Data Integration can be achieved through physical Data Integration, where one or more datasets are moved from a source to a target system using ETL/ELT or programmatic approaches. It can also take place virtually via data virtualization technology that creates a distributed query that unifies data, building a logical view across diverse source systems. This approach does not create a data copy. In a Data Fabric design, all these integration and processing approaches should be supported and integrated to work cohesively with the Data Governance building block, the knowledge layer, and the Self-Service building block.
Self-Service
Self-Service data sharing is a key objective in an organization’s digital transformation journey. It’s the target of why all the management, rigor, governance, security, and all these controls are in place. To share and deliver trusted data that could be used to create profit. Having access to the right data of high-quality quickly when needed is golden. Data Products are business-ready, reusable data that has been operationalized to achieve high-scale data sharing. The goal of a Data Product is to derive business value from data. In Chapter 3, Choosing between Data Fabric and Data Mesh, and Chapter 7, Designing Data Governance, we touch more on Data Products. Self-service data moves away from a model that relies on a central IT team to deliver data, to one that democratizes data for a diverse set of use cases with high quality, and governance. Making data easily accessible by technical users such as data engineers, data scientists, software developers or business roles such as business analysts is the end goal.

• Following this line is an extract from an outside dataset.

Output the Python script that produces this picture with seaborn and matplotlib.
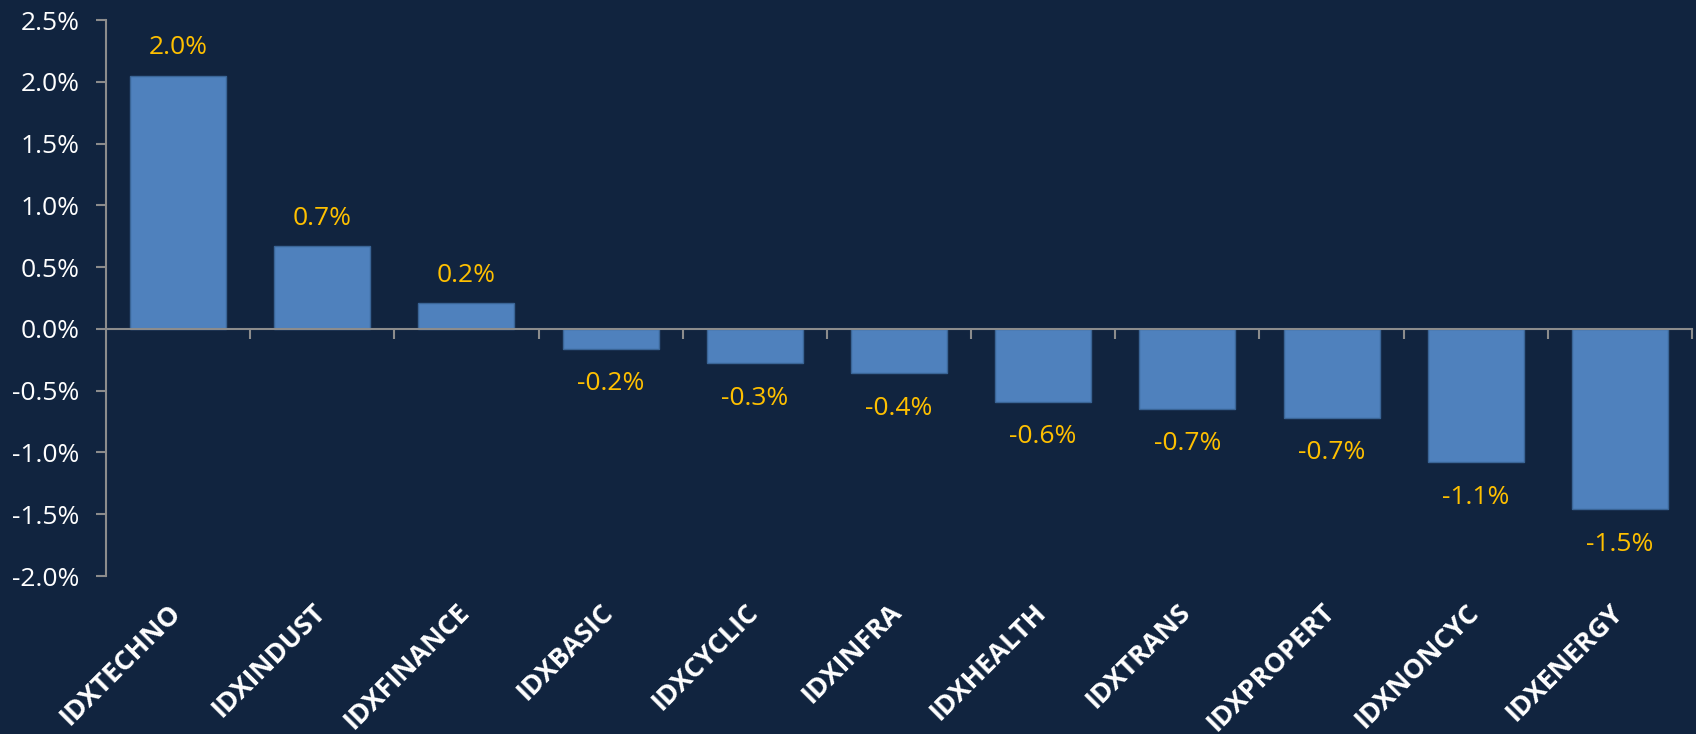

A Data Fabric design enables technical and business users to quickly search, find, and access the data they need in a Self-Service manner. On the other hand, it also enables data producers to manage data with the right level of protection and security before they open the doors to the data kingdom. The Self-Service building block works proactively and symmetrically with the Data Integration and Data Governance building blocks. This is where the true power of a Data Fabric design is exhibited.